Write the lines out again, from the top of the material to the line containing "import pandas as pd", pictures excluded.

begin

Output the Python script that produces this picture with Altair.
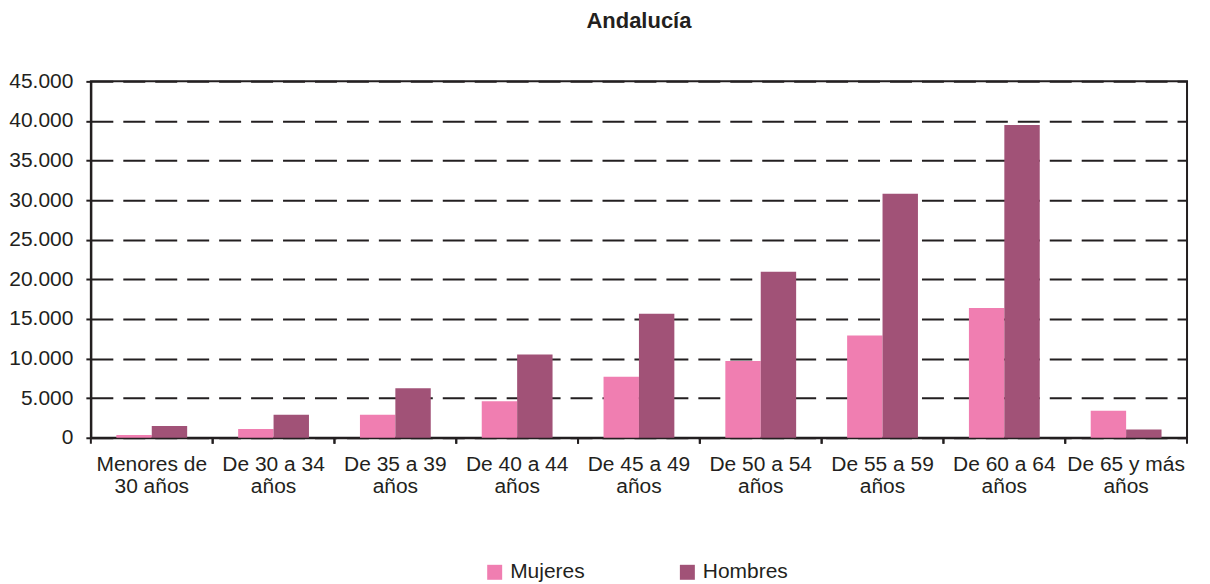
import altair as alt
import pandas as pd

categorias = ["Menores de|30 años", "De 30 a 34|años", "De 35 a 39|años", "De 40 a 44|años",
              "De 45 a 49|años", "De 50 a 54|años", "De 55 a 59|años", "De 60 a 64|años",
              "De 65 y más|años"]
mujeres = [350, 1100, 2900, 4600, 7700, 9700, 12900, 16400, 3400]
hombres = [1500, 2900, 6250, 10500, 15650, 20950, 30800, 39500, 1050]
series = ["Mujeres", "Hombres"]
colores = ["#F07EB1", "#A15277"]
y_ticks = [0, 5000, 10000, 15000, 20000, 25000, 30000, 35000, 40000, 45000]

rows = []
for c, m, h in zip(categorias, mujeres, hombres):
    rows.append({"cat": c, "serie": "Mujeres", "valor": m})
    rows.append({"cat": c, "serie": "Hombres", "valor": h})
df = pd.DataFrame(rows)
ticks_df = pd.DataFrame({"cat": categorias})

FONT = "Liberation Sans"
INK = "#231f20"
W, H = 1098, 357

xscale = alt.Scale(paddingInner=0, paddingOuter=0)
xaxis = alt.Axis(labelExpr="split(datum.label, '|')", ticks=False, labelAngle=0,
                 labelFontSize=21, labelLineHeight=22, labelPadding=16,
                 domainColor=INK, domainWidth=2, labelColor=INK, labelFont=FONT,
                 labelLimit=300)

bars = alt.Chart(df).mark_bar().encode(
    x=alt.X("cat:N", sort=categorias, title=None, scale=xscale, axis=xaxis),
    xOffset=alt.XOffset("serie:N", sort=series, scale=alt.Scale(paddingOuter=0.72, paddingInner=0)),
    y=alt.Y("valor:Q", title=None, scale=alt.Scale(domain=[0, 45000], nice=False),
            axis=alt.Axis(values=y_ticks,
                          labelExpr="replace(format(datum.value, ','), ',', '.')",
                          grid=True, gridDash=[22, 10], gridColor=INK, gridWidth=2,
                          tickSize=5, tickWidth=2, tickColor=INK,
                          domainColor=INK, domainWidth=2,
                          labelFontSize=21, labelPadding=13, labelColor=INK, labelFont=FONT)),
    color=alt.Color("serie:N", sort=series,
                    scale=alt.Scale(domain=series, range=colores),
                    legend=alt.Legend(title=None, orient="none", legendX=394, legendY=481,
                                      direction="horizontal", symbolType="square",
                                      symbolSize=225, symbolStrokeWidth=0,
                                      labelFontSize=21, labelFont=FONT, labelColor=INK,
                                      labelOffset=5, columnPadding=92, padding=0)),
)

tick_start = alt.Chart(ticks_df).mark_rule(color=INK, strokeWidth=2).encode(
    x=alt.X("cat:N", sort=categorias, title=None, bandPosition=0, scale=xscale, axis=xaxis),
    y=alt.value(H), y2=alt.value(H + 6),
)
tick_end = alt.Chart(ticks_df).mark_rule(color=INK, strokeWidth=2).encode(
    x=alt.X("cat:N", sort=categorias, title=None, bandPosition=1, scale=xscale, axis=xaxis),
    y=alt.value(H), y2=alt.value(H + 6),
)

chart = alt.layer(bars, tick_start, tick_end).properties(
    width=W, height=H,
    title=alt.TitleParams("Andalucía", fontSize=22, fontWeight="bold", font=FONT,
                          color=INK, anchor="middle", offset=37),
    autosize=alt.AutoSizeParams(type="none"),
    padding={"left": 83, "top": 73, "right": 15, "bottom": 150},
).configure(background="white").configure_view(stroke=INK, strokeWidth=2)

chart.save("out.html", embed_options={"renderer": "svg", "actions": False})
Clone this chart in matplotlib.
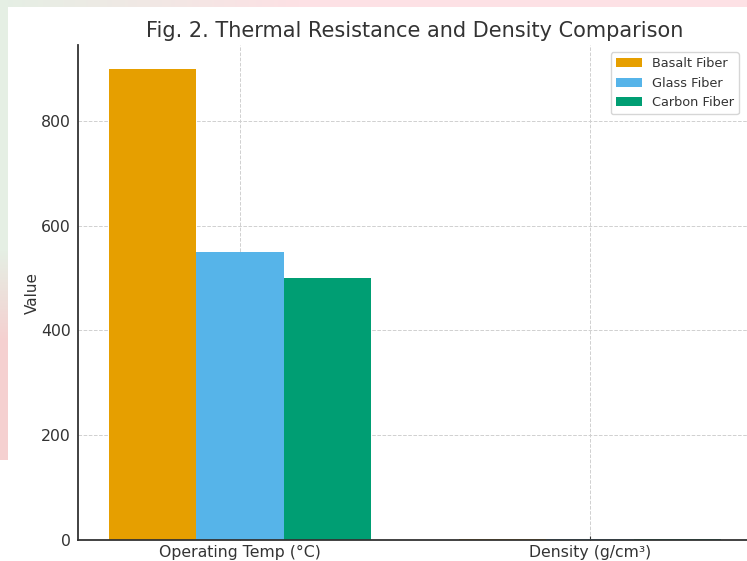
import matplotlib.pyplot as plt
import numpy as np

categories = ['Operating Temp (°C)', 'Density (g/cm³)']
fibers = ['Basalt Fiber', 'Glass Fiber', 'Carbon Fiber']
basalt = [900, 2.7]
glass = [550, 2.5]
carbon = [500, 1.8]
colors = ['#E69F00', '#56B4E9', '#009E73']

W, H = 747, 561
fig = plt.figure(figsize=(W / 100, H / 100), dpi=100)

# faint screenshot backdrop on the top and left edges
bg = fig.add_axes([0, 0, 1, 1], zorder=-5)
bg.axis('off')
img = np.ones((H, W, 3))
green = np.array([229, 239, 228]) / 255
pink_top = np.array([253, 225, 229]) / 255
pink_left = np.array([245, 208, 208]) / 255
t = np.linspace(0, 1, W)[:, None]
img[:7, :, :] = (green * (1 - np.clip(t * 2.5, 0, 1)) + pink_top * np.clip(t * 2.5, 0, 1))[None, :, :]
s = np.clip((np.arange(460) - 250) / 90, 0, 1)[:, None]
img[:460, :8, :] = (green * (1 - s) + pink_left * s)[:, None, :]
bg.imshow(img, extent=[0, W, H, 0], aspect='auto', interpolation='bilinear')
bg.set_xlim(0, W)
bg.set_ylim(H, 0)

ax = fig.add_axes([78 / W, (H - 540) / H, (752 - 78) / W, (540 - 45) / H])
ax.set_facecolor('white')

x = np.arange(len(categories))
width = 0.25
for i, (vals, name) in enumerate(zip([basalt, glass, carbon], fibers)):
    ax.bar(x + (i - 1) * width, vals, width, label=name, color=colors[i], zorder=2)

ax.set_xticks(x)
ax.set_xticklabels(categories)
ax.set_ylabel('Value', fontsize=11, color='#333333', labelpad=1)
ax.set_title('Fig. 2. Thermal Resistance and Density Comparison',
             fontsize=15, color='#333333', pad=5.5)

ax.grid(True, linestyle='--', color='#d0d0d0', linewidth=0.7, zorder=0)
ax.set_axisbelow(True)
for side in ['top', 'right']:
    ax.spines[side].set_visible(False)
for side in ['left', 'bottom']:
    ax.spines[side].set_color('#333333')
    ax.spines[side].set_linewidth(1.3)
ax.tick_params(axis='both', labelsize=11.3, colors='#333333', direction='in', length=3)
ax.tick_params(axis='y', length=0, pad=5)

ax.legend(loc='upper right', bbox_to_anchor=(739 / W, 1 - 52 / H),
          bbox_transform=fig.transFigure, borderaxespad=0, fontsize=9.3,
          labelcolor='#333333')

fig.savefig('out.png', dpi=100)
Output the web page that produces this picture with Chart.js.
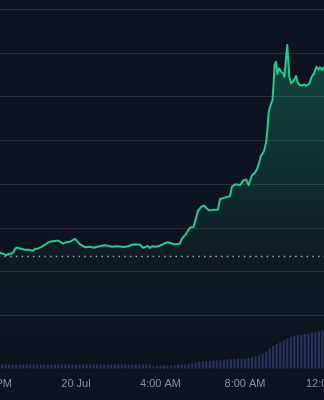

end

WRITTEN SOLUTION
Output the Python script that produces this picture with Altair.
import altair as alt
import pandas as pd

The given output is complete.